━━━━━ Material shown ━━━━━

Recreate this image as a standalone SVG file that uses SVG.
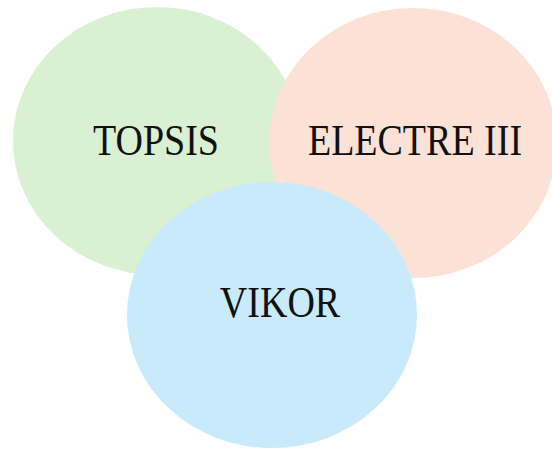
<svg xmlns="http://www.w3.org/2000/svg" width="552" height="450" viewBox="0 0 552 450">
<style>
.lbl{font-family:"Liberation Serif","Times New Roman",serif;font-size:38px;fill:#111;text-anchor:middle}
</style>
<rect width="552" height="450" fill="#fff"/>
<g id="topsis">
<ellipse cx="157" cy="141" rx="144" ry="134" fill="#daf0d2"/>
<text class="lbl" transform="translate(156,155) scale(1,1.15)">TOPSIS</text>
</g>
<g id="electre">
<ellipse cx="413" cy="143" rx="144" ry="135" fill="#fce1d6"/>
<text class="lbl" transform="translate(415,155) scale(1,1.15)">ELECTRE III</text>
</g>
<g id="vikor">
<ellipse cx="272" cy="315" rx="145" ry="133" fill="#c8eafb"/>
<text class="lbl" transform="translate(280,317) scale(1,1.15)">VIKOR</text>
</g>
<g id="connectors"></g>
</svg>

━━━━━
━━━━━ Material shown ━━━━━

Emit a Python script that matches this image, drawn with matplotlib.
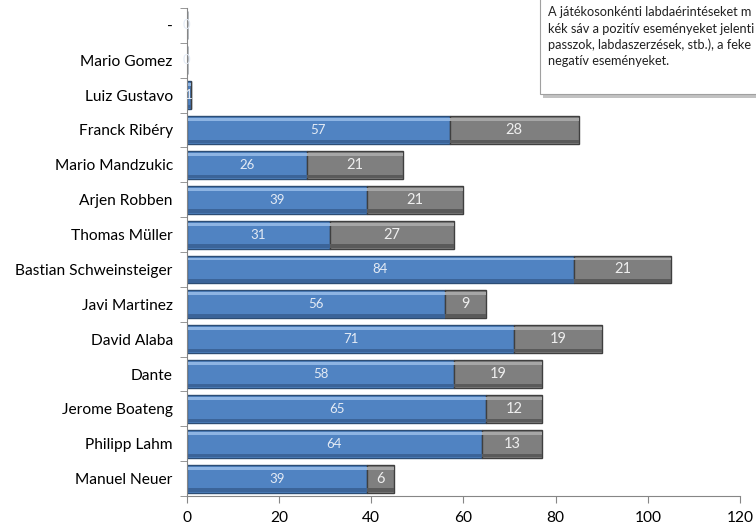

━━━━━

Problem description » The lines above form a set of records; determine how many of them contain the string "this" and give that number alone.

Task response » 2